Eine - unterstellte - fürsorgewidrige Verzögerung des Disziplinarverfahrens führt auch nicht dazu, dass der Dienstherr verpflichtet ist, die Beförderungsentscheidung bis zum Abschluss der disziplinarischen Untersuchungen hinauszuschieben. Eine solche - von der Antragstellerin im Beschwerdeverfahren auch nicht substantiiert vorgetragene - Forderung verkennt, dass die Beförderungsauswahl in erster Linie dem öffentlichen Interesse an bestmöglicher Besetzung einer freien Stelle dient, was auch das Interesse an einer zeitnahen Entscheidung bei Besetzbarkeit der Stelle einschließt. Aus der Fürsorge des Dienstherrn gegenüber seinen Beamten, die nur im Rahmen des zurzeit bekleideten Amtes besteht, folgt demgegenüber kein Rechtanspruch auf Beförderung (vgl. hierzu OVG Lüneburg, Beschluss vom 28. Februar 1994 - 2 M 221/94 -, a. a. O.; Fürst/Mühl, GKÖD Bd. 1, Teil 2a Beamtenrecht, 3. Lfg. 1996, K § 23 Rz. 13 m. w. N.; Schnellenbach, a. a. O., Rz. 65 f.).

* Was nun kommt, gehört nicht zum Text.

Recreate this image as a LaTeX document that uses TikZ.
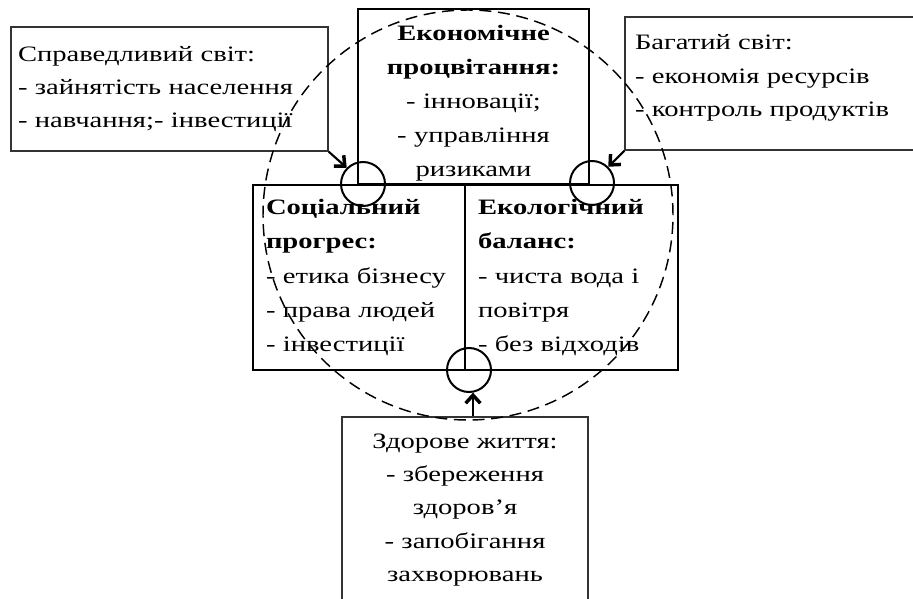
\documentclass[tikz,border=0pt]{standalone}
\usepackage{fontspec}
\setmainfont{Liberation Serif}[FakeStretch=1.3]
\usetikzlibrary{positioning,arrows.meta,calc,shapes}
\tikzset{
    x=0.75pt,
    y=-0.75pt,
    box/.style = {
        draw,
        shape=rectangle,
        line width=1.6pt,
        inner ysep=0pt,
        font=\fontsize{16.5}{25.6}\selectfont
    },
    note/.style = {
        draw=black!80,
        shape=rectangle,
        line width=1pt,
        inner ysep=0pt,
        font=\fontsize{16.5}{25}\selectfont
    },
    joint/.style = {
        draw,
        shape=circle,
        minimum size=33pt,
        inner sep=0pt,
        line width=1.5pt
    },
    ring/.style = {
        draw,
        shape=circle,
        minimum size=307.5pt,
        inner sep=0pt,
        line width=1.1pt,
        dash pattern=on 9pt off 5pt
    },
    >={Straight Barb[length=6pt,width=11pt,line width=2.6pt]},
}
\begin{document}
\begin{tikzpicture}

            \useasboundingbox (0,0) rectangle (913,599);
            \clip (0,0) rectangle (913,599);

            \node[note, minimum width=237.75pt, minimum height=93pt, inner xsep=5.25pt, text width=227.25pt, align=left] (just) at (169.5,89) {Справедливий світ:\\- зайнятість населення\\- навчання;- інвестиції};
            \node[note, minimum width=228.75pt, minimum height=99.75pt, inner xsep=7.5pt, text width=213.75pt, align=left] (rich) at (777.5,83.5) {Багатий світ:\\- економія ресурсів\\- контроль продуктів\rule[-12pt]{0pt}{0pt}};

            \node[box, minimum width=173.25pt, minimum height=131.25pt, inner xsep=4pt, text width=165.25pt, align=center] (econ) at (473.5,96.5) {\rule{0pt}{21.7pt}\textbf{Економічне}\\\textbf{процвітання:}\\- інновації;\\- управління\\ризиками};

            \node[box, minimum width=159pt, minimum height=138.75pt, inner xsep=9.75pt, text width=139.5pt, align=left] (social) at (359,277.5) {\textbf{Соціальний}\\\textbf{прогрес:}\\- етика бізнесу\\- права людей\\- інвестиції};
            \node[box, minimum width=159.75pt, minimum height=138.75pt, inner xsep=9.75pt, text width=140.25pt, align=left] (eco) at (571.5,277.5) {\textbf{Екологічний}\\\textbf{баланс:}\\- чиста вода і\\повітря\\- без відходів};

            \node[note, minimum width=184.5pt, minimum height=139.5pt, inner xsep=5pt, text width=174.5pt, align=center] (health) at (465,510) {Здорове життя:\\- збереження\\здоров’я\\ - запобігання\\захворювань};

            \node[joint] (c_left) at (363,184) {};
            \node[joint] (c_right) at (592,183) {};
            \node[joint] (c_bottom) at (469,370) {};

            \node[ring] (ring) at (468,215) {};

            \path[draw, ->, line width=1.6pt] (just.south east) -- (c_left.135);
            \path[draw, ->, line width=1.6pt] (rich.south west) -- (c_right.45);
            \path[draw, ->, line width=1.6pt] (c_bottom.-80 |- health.north) -- (c_bottom.-80);

        \end{tikzpicture}
\end{document}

Die Kostenentscheidung ergibt sich aus § 154 Abs. 2 VwGO. Es entspricht nicht der Billigkeit, der Antragstellerin auch die außergerichtlichen Kosten des Beigeladenen aufzuerlegen. Dieser hat im Beschwerdeverfahren weder einen Antrag gestellt noch in der Sache Stellung genommen mit der Folge, dass er sich einem Kostenrisiko nicht ausgesetzt hat (vgl. §§ 154 Abs. 2, 162 Abs. 3 VwGO).

Die Streitwertfestsetzung beruht auf § 63 Abs. 1 i. V. m. §§ 47, 53 Abs. 3 Nr. 1 und 52 Abs. 5 Satz 2 GKG. Insoweit wird auf die Gründe der Streitwertfestsetzung der ersten Instanz Bezug genommen.